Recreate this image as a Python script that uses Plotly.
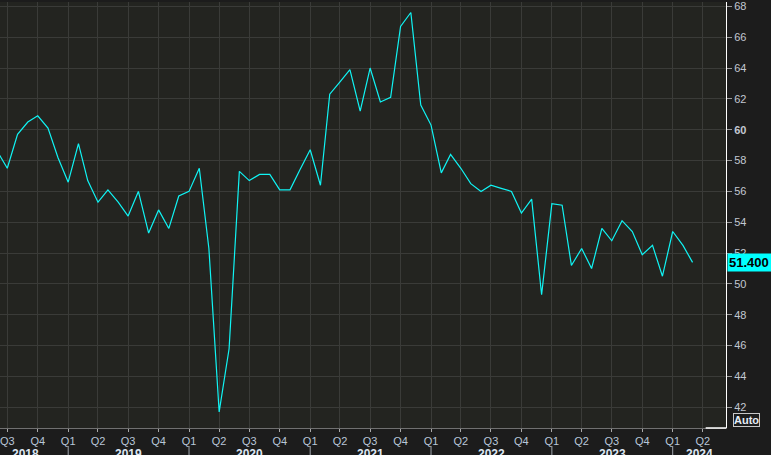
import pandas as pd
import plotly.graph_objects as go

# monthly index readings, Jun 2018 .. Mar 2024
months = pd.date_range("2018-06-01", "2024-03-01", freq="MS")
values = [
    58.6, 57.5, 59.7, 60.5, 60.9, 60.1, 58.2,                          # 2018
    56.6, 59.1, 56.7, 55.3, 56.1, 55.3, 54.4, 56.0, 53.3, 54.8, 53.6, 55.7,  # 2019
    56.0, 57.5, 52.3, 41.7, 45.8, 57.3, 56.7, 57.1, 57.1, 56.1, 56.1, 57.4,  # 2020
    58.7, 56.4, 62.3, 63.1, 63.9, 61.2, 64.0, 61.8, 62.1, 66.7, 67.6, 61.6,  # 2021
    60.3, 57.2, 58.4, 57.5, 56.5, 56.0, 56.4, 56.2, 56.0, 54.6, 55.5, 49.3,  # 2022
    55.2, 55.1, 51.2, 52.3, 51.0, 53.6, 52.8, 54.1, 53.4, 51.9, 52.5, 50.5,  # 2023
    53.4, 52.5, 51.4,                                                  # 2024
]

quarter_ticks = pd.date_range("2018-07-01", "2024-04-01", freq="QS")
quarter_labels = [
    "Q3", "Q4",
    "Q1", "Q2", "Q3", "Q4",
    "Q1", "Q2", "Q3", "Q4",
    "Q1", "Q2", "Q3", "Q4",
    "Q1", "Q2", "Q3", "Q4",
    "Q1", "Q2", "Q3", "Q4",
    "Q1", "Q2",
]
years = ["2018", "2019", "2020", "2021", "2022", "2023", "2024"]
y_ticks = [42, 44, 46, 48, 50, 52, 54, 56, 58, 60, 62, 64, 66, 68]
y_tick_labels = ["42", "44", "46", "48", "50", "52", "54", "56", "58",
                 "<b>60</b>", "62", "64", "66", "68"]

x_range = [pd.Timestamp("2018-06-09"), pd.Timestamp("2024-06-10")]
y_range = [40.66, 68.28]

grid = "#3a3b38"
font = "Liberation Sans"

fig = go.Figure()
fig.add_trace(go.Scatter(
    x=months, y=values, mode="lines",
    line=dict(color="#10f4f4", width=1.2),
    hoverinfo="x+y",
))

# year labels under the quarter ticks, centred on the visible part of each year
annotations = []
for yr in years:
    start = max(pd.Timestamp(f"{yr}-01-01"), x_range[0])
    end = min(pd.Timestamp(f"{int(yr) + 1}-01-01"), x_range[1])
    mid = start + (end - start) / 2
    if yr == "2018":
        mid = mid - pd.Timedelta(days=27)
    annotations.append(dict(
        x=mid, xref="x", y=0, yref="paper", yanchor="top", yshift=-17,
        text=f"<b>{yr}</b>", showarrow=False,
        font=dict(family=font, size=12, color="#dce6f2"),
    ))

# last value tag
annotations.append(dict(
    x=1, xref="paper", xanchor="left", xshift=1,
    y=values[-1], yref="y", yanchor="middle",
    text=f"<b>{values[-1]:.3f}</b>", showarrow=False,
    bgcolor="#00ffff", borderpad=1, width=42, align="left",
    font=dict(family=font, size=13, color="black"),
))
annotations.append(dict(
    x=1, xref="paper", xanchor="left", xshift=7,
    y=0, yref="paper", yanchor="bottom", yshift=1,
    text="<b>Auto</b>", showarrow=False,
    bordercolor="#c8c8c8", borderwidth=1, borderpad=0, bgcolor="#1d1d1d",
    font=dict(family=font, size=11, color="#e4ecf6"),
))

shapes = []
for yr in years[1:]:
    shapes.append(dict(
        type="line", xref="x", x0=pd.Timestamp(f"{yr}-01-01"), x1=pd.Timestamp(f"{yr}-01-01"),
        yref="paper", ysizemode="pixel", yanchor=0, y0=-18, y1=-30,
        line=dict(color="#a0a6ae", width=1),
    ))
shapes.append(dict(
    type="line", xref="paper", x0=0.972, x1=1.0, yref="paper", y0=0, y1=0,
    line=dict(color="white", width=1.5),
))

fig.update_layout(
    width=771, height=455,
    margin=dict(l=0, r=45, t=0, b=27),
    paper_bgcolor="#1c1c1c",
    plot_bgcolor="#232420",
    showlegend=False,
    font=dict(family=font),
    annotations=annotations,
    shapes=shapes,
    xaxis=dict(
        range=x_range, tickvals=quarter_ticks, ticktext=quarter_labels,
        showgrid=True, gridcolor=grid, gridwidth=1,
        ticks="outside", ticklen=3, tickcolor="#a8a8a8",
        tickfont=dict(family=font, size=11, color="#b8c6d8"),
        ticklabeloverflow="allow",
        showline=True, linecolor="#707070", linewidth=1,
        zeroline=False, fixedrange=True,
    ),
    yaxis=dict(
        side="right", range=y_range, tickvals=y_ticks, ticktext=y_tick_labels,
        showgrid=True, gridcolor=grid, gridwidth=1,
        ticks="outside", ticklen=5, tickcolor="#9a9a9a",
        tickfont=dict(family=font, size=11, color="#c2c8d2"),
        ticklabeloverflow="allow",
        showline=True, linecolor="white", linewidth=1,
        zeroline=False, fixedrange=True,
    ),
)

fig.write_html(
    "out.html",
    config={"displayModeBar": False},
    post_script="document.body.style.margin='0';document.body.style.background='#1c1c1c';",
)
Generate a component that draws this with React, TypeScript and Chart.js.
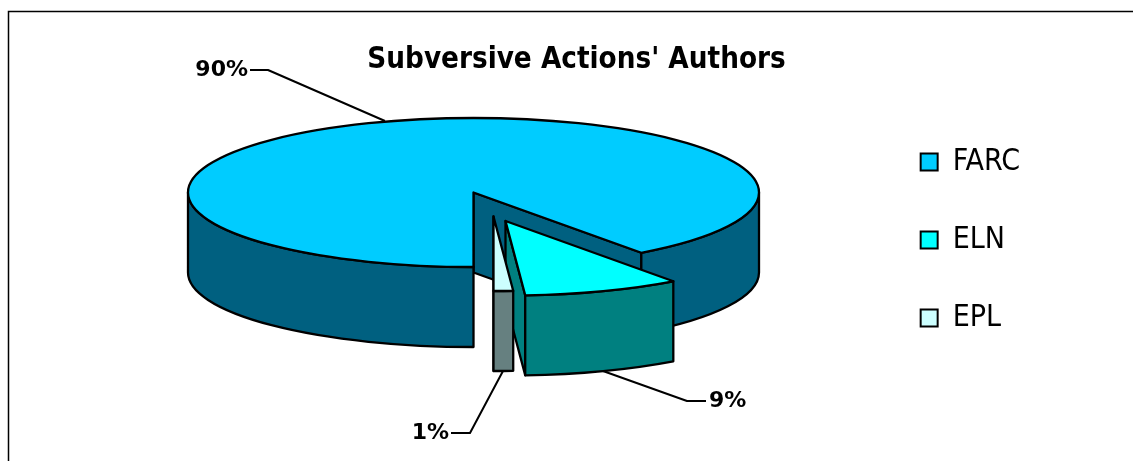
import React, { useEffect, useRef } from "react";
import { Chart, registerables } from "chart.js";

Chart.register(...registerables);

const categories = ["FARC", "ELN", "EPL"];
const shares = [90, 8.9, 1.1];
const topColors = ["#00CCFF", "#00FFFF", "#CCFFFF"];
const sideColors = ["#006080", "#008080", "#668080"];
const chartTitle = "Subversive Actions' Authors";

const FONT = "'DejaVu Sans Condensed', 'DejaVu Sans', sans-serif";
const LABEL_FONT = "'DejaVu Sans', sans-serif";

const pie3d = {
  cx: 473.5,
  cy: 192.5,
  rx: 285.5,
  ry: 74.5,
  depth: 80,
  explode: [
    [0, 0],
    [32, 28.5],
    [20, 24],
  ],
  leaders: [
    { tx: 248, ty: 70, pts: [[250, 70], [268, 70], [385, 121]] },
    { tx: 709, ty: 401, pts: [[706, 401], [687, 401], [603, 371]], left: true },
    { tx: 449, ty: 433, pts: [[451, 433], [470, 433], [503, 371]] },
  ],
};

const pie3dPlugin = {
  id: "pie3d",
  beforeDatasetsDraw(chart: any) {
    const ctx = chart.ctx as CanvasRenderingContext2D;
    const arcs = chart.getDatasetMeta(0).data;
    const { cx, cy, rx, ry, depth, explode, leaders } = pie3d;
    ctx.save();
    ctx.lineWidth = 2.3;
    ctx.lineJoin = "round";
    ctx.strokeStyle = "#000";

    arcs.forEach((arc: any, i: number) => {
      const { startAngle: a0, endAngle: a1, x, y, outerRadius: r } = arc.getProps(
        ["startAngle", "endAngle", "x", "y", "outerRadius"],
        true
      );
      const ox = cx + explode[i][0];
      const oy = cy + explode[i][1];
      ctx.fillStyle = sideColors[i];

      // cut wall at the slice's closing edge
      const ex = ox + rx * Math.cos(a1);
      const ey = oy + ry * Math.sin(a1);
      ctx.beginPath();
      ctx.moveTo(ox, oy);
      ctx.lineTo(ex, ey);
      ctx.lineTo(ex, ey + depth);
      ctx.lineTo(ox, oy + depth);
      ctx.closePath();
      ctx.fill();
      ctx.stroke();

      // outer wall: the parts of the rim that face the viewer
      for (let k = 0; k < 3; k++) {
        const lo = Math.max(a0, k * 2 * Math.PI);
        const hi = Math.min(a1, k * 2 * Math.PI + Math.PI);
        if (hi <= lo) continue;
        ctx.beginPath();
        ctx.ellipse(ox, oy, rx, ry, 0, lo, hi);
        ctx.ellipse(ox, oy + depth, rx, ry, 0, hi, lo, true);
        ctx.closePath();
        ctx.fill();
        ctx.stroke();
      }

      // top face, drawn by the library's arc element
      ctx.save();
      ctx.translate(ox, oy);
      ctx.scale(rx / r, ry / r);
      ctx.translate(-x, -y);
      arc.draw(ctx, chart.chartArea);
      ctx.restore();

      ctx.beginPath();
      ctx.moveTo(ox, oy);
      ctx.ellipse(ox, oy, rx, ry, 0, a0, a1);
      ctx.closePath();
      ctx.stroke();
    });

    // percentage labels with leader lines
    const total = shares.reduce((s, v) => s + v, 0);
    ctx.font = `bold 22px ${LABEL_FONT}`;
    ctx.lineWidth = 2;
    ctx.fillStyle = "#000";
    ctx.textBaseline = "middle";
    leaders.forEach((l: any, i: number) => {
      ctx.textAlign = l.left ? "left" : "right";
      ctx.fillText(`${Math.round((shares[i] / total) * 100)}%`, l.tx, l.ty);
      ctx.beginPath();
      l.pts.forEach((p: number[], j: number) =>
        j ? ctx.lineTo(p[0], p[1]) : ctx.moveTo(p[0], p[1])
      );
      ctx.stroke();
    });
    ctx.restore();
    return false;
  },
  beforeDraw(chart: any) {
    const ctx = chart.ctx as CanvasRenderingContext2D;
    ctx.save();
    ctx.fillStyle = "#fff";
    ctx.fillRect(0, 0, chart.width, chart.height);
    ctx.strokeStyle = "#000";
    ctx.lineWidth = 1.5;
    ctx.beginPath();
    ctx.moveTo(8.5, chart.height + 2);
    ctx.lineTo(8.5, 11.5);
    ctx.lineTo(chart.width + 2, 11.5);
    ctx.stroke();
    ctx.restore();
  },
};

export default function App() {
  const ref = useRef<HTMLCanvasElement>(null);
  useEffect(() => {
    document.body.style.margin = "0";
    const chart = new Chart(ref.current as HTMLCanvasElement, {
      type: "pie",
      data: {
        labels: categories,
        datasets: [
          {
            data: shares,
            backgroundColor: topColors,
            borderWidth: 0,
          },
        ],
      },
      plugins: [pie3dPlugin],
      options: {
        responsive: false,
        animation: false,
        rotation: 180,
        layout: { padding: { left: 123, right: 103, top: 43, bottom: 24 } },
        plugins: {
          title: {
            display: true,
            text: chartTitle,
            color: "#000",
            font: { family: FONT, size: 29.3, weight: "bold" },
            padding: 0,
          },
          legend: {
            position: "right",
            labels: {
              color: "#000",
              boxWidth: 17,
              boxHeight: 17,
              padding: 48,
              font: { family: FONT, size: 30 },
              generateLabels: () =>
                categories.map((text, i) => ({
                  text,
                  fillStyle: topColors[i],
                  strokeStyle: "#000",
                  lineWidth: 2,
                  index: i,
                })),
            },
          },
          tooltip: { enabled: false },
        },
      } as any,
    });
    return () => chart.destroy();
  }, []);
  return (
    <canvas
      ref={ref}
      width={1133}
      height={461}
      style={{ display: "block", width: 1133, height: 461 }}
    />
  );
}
==
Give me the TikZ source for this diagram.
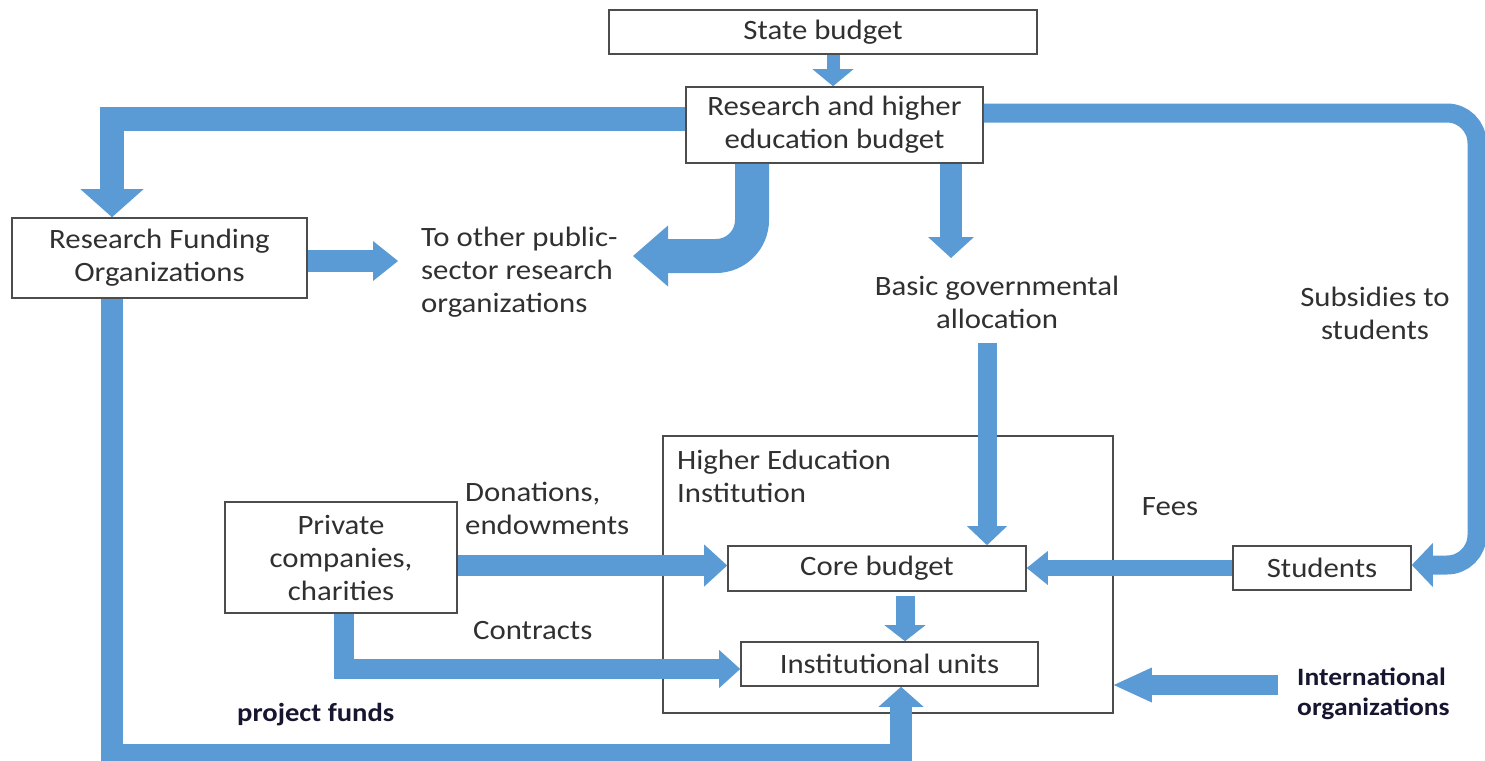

* **THE TASK**: Only the lines from the one bearing "Recreate this image" to the one bearing "import plotly.graph_objects as go", both included, should be restated word for word, with pictures left out.

* **FULL OUTPUT**:
Recreate this image as a Python script that uses Plotly.
import pandas as pd
import plotly.graph_objects as go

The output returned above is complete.